Blogging Women

Tuesday 9 August 2011

The Forbidden Experience


I've only gone and done a Shirley Valentine. Except that the man in question does not have a large moustache and he doesn't say 'I want to make fuck with you'. Not quite, anyway.

To be honest, the beginning of our much anticipated Moroccan holiday could not have gone much worse. After spending a small fortune on new summer clothes and every lotion and potion in Boots to get us 'beach ready', F and I arrived at the resort. Unfortunately, on first impressions, it reminded me of places I dimly remember seeing in news reports about Eastern Europe in the early 80s – all grey concrete and pot holed roads. Could this really be the popular beach resort described by our travel agent, we asked ourselves. It was. 

As I wrote in my last post, we were imagining sophisticated cocktails by the pool, blue skies and long afternoons spent reading glossy magazines on the beach. What we actually got was grey skies, and a beach that looked a bit like Blackpool (but not as clean) that could only be reached by walking through a large car park full of overflowing rubbish skips. To make matters worse, we soon discovered that the hotel had an over-active entertainments programme which meant that the pumping music by the pool didn't stop for even a minute between ten in the morning and ten at night. No lie-ins for us then! But hey, who needs a lie-in when there's always some kind of fun activity being pushed on you by the hyperactive 'animation' team? We never did find out what the intrigingly named 'spoon game' entailed.

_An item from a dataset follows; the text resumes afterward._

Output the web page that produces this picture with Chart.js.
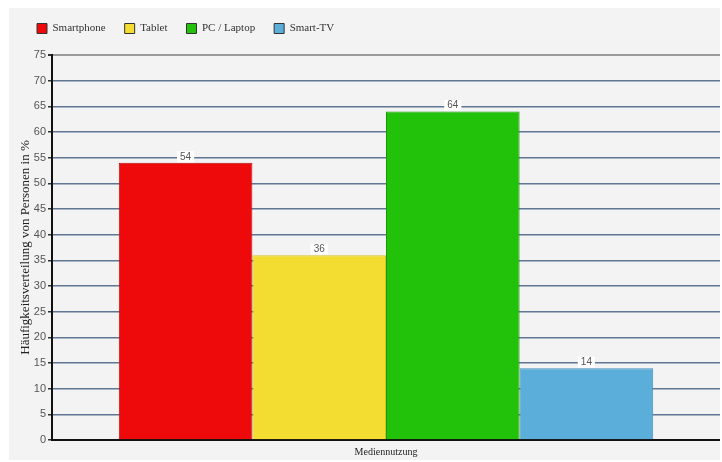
<!DOCTYPE html>
<html>
<head>
<meta charset="utf-8">
<script src="https://cdn.jsdelivr.net/npm/chart.js@4"></script>
<style>
  html, body { margin: 0; padding: 0; background: #fff; }
  #wrap { position: absolute; left: 9px; top: 8px; width: 711px; height: 452px; background: #f3f3f3; }
</style>
</head>
<body>
<div id="wrap"><canvas id="chart" width="711" height="452"></canvas></div>
<script>
const categories = ['Mediennutzung']
const seriesNames = ['Smartphone', 'Tablet', 'PC / Laptop', 'Smart-TV']
const seriesValues = [54, 36, 64, 14]
const seriesColors = ['#ee0a0a', '#f2dd30', '#22c10a', '#5aaed9']
const seriesBorders = ['#b01010', '#d8c228', '#1a9a08', '#4a8fb8']
const yTicks = { min: 0, max: 75, step: 5 }

const canvas = document.getElementById('chart')

// fix the legend height and move it a bit
const legendLayout = {
  id: 'legendLayout',
  beforeInit(chart) {
    const fit = chart.legend.fit
    chart.legend.fit = function () {
      fit.bind(chart.legend)()
      this.height = 47
    }
  },
  afterLayout(chart) {
    chart.legend.left += 9
    chart.legend.top -= 4
  },
}

// value labels with white box above each bar
const valueLabels = {
  id: 'valueLabels',
  afterDatasetsDraw(chart) {
    const ctx = chart.ctx
    ctx.save()
    ctx.font = '10px "Liberation Sans", sans-serif'
    ctx.textAlign = 'center'
    ctx.textBaseline = 'middle'
    chart.data.datasets.forEach((ds, i) => {
      chart.getDatasetMeta(i).data.forEach((bar, j) => {
        const text = String(ds.data[j])
        const w = ctx.measureText(text).width + 6
        const y = bar.y - 6
        ctx.fillStyle = '#ffffff'
        ctx.fillRect(bar.x - w / 2, y - 5.5, w, 11)
        ctx.fillStyle = '#555'
        ctx.fillText(text, bar.x, y)
      })
    })
    ctx.restore()
  },
}

new Chart(canvas, {
  type: 'bar',
  data: {
    labels: categories,
    datasets: seriesNames.map((name, i) => ({
      label: name,
      data: [seriesValues[i]],
      backgroundColor: seriesColors[i],
      borderColor: seriesBorders[i],
      borderWidth: 1,
      categoryPercentage: 0.8,
      barPercentage: 1,
    })),
  },
  plugins: [legendLayout, valueLabels],
  options: {
    responsive: false,
    animation: false,
    layout: { padding: 0 },
    plugins: {
      tooltip: { enabled: false },
      legend: {
        position: 'top',
        align: 'start',
        labels: {
          boxWidth: 10,
          boxHeight: 10,
          padding: 19,
          color: '#333',
          font: { family: '"Liberation Serif", serif', size: 11 },
          generateLabels: (chart) =>
            Chart.defaults.plugins.legend.labels.generateLabels(chart).map((item) => ({
              ...item,
              strokeStyle: '#333',
              lineWidth: 1,
            })),
        },
      },
    },
    scales: {
      x: {
        afterFit: (scale) => { scale.height = 20 },
        ticks: { display: false },
        grid: { display: false },
        border: { display: true, color: '#111', width: 2 },
        title: {
          display: true,
          text: 'Mediennutzung',
          color: '#222',
          padding: { top: 0, bottom: 2 },
          font: { family: '"Liberation Serif", serif', size: 10 },
        },
      },
      y: {
        min: yTicks.min,
        max: yTicks.max,
        afterFit: (scale) => { scale.width = 43 },
        ticks: {
          stepSize: yTicks.step,
          padding: 2,
          color: '#555',
          font: { family: '"Liberation Sans", sans-serif', size: 11 },
        },
        grid: {
          color: (ctx) => (ctx.tick && ctx.tick.value === yTicks.max ? '#9a9a9a' : '#5f7794'),
          lineWidth: (ctx) => (ctx.tick && ctx.tick.value === yTicks.max ? 2 : 1.5),
          tickColor: '#333',
          tickLength: 4,
        },
        border: { display: true, color: '#111', width: 2 },
        title: {
          display: true,
          text: 'Häufigkeitsverteilung von Personen in %',
          color: '#222',
          padding: { top: 9, bottom: 0 },
          font: { family: '"Liberation Serif", serif', size: 13 },
        },
      },
    },
  },
})
</script>
</body>
</html>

By the second day, we each had a serious and buttock-clenchingly awful case of diarrhoea (which we christened 'The Forbidden Experience') courtesy, we think, of the salad bar. Even Immodium couldn't fix it. Sitting on the toilet sweating and shaking whilst being forced to endure Blue's 'Breathe Easy' from the poolside PA system for the fiftieth time was not the experience I had in mind when I paid the travel agent five hundred hard earned notes for an idyllic holiday. To make it even worse, the hotel staff were generally unhelpful and unpleasant and the bank refused to change our money, saying it was 'too dirty'. It did not look good.

Things picked up on the second day when we met some boys who owned a surf camp near the resort. They took us clubbing a few times, bought us loads of drinks and let us hang out with them back at their place. One of them (who I'll just call S) seemed to quite like me and said that he would like to see me again. This will be somewhat difficult as he lives in the UK and I will be moving to Bucharest in a couple of weeks time. I am very cynical, as I can't believe that anyone as gorgeous as him would fancy little old me but also because Holiday Siani is very different to Normal Everyday Real Siani. I really don't believe that he would still like me if we did manage to meet again.

Holiday Siani is brown and relaxed and likes dancing to hard house music whilst swigging vodka. She likes to stay out until 5 am and has an array of brightly coloured dresses, and nicely matching jewellery. Holiday Siani is full of confidence and doesn't give a shit ('scuse the pun) about what people think of her. Holiday Siani is a carefree, fun person. In contrast, Real Siani has grey hair and is moody. She is in bed by nine and hates hard house music and clubbing. She's pasty white, has cellulite and lacks self-confidence.

On holiday, I was happy to party until five every morning and existed on very little sleep, vodka and spaghetti sandwiches (bread and pasta being the only safe things we could eat from the 'Buffet of Death' as F named it). But Real Siani is very different. Real Siani is more restricted, more stressed, more demanding. Real Siani has issues.

I had an emotional goodbye with S at the airport and we talked regularly on the phone in the first few days after I got back.  Initially he seemed very keen. But now I have a sinking feeling in the pit of my stomach because it's been a good forty eight hours and there's been no contact. Even though I'm a cynical hard-bitten woman of almost thirty two who knows that it was just a fling and not going anywhere, I'd still like to hear his voice. I know it's crazy to feel such an attachment to someone I only knew for a week. I know that I should forget about him and move on. Where could it possibly go?

At home in North Wales, sitting in my tracksuit bottoms watching 'The Antiques Roadshow' with my Mum, I wonder, was that really me? Who sat chatting on the beach until five in the morning and who wasn't tired at all despite having only about four hours sleep every night? Was it really me who danced like a mad thing for three hours straight, stopping only when it was time to go home? Was it me who wore a floral play suit and heels out in public? (Btw it was, the evidence is on Facebook...)

And was it me who said good-bye to him so carelessly at the airport, confident that I would see him again? It seems like a different person. It seems like a different world.

 
Mind you, Real Siani's not all bad. For a start, she doesn't have chronic diarrhoea.